From the first line of the data below through the line holding "fig = go.Figure()", output each line exactly and leave the pictures out.
-- Start Data provided --
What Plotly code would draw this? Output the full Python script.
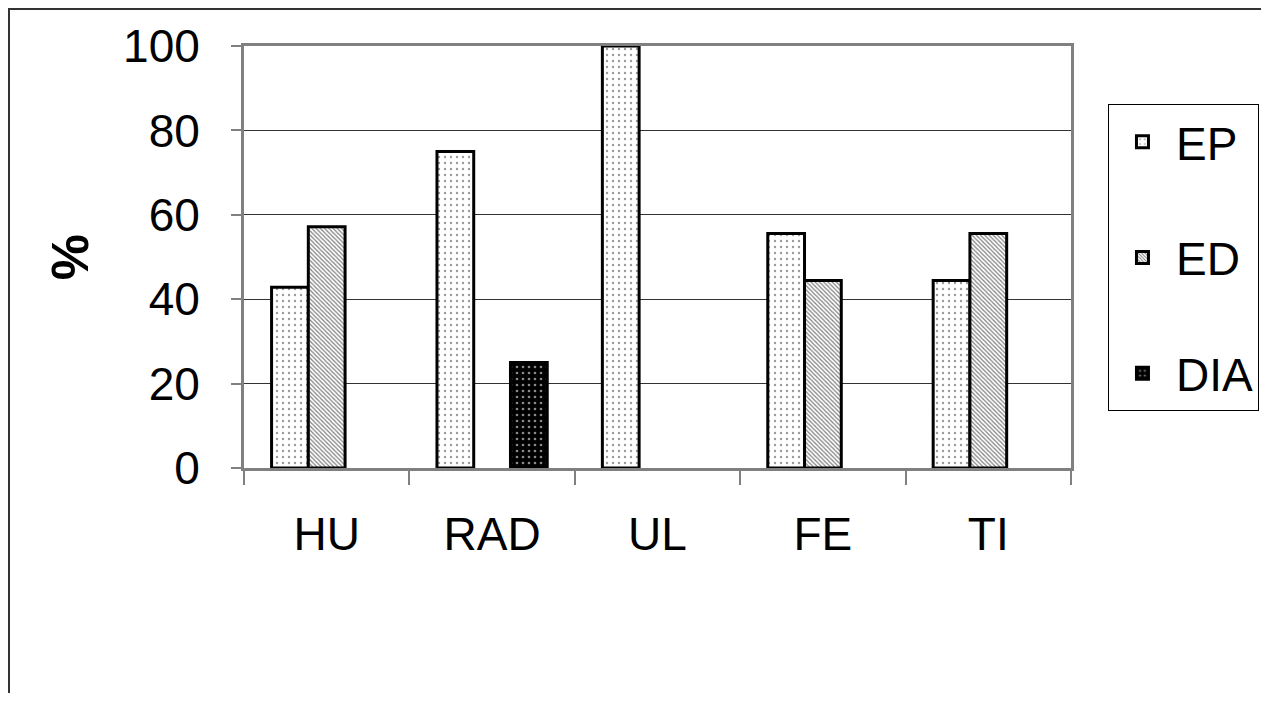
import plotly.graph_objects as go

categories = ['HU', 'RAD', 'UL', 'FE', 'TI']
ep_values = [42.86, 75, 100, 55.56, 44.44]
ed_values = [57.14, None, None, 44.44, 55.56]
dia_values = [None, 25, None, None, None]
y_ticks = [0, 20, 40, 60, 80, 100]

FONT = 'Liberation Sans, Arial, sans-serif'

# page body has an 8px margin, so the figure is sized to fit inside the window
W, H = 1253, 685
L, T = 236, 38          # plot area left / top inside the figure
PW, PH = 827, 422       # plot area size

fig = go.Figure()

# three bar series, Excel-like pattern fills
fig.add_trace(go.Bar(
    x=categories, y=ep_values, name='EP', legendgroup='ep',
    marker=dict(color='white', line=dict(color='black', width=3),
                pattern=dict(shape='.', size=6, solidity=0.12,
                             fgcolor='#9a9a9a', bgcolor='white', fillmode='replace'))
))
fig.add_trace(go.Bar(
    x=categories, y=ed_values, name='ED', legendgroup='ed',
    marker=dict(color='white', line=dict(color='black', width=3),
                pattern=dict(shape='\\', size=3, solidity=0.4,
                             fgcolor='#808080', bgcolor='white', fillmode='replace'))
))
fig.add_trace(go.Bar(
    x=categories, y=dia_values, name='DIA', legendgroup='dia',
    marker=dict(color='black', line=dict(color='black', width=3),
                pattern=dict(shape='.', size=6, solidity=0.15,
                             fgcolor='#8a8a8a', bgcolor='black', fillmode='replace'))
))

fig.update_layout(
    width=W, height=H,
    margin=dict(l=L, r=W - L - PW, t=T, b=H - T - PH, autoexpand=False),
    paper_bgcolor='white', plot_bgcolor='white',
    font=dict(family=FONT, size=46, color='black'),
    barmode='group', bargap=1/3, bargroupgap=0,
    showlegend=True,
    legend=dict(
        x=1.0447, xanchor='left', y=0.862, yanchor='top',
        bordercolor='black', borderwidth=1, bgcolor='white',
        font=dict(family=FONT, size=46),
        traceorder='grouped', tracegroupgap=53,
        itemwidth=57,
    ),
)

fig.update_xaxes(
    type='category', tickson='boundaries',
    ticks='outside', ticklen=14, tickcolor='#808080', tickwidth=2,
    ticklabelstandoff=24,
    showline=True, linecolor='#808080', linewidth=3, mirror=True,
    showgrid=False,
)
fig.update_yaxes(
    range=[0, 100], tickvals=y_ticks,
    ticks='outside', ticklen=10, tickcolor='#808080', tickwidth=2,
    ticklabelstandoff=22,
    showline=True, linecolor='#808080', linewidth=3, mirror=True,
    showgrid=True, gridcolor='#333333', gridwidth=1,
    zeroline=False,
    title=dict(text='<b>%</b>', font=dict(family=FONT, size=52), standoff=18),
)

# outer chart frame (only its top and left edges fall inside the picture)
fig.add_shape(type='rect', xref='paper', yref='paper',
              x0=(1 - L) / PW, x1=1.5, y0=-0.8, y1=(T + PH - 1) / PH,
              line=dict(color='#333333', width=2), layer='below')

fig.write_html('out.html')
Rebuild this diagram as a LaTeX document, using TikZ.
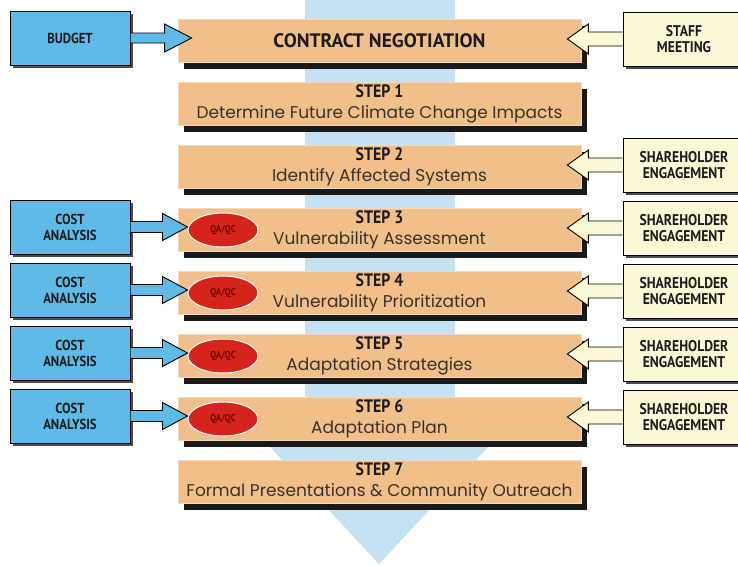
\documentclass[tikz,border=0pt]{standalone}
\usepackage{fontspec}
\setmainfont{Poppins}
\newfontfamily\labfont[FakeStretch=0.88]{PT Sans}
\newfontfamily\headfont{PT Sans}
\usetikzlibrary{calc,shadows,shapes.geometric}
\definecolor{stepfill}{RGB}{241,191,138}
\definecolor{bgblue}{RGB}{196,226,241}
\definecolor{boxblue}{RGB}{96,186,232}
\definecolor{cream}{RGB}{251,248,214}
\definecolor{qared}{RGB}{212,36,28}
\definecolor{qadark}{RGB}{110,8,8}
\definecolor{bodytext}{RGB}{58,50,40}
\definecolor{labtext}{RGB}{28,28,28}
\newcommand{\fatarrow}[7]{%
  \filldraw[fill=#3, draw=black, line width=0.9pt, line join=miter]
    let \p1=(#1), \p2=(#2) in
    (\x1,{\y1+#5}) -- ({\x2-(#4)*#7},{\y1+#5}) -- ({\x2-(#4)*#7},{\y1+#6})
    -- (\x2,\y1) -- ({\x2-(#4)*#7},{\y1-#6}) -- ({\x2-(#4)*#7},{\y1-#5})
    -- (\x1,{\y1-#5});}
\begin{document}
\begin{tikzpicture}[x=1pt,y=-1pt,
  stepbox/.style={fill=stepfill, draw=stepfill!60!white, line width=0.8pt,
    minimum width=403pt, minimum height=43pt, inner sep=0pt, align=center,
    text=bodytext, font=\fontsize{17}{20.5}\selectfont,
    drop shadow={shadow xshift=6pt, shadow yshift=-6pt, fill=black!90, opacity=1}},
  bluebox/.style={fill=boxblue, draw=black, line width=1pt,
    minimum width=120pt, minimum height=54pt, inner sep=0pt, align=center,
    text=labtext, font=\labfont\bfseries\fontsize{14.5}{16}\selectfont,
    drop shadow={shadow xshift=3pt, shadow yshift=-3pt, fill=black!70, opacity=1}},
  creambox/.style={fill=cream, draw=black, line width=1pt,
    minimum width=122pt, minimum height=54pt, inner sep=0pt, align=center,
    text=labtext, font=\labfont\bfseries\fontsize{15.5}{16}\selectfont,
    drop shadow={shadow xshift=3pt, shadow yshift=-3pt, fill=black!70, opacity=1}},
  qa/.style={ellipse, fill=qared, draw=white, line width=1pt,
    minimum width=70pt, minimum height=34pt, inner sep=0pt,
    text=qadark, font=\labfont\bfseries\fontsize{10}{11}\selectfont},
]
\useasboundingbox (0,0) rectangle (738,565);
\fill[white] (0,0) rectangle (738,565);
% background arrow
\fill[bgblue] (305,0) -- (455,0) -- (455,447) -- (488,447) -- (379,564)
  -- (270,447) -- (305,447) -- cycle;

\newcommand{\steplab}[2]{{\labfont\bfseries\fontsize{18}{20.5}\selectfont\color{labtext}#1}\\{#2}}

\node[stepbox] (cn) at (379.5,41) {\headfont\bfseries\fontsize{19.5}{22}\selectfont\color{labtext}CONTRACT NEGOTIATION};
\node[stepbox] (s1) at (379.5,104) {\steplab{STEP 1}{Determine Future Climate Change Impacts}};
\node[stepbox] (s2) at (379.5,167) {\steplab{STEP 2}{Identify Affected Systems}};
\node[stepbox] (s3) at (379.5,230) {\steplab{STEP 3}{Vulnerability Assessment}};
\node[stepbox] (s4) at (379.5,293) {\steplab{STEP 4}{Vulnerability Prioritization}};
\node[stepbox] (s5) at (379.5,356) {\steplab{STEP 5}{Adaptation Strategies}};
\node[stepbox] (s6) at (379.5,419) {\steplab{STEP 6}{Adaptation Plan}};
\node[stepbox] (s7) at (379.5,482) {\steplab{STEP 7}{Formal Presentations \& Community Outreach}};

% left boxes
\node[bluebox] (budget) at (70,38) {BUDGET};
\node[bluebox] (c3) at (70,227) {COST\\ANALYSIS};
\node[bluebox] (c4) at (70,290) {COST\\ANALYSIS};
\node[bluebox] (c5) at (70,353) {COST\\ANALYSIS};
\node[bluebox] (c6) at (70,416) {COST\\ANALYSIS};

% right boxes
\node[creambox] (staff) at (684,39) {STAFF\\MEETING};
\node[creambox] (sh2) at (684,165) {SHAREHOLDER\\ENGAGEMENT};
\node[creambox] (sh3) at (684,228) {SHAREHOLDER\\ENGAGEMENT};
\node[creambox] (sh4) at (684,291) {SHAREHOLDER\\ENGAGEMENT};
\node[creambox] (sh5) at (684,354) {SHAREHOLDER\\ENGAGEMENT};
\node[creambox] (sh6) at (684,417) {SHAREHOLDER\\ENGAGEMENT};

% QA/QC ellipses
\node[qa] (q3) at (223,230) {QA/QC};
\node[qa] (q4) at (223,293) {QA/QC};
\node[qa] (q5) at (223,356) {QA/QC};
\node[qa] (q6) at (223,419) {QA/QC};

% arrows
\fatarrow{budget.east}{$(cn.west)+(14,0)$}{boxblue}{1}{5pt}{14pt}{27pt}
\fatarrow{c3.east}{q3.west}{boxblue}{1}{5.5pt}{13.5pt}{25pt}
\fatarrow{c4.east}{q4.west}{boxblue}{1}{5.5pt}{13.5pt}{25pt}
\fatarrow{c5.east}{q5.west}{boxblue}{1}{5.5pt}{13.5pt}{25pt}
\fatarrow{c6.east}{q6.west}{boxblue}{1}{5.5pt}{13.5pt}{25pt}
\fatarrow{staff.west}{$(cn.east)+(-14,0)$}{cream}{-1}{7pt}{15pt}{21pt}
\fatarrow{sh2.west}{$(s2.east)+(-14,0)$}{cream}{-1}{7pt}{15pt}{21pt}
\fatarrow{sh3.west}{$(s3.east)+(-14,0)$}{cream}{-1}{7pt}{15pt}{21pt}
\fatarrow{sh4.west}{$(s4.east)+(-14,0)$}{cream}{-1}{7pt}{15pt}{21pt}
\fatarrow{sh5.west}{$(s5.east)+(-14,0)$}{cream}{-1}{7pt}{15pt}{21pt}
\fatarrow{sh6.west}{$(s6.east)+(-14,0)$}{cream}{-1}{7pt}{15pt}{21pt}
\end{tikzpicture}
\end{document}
-- End Data provided --
__Task answer__
What Plotly code would draw this? Output the full Python script.
import plotly.graph_objects as go

categories = ['HU', 'RAD', 'UL', 'FE', 'TI']
ep_values = [42.86, 75, 100, 55.56, 44.44]
ed_values = [57.14, None, None, 44.44, 55.56]
dia_values = [None, 25, None, None, None]
y_ticks = [0, 20, 40, 60, 80, 100]

FONT = 'Liberation Sans, Arial, sans-serif'

# page body has an 8px margin, so the figure is sized to fit inside the window
W, H = 1253, 685
L, T = 236, 38          # plot area left / top inside the figure
PW, PH = 827, 422       # plot area size

fig = go.Figure()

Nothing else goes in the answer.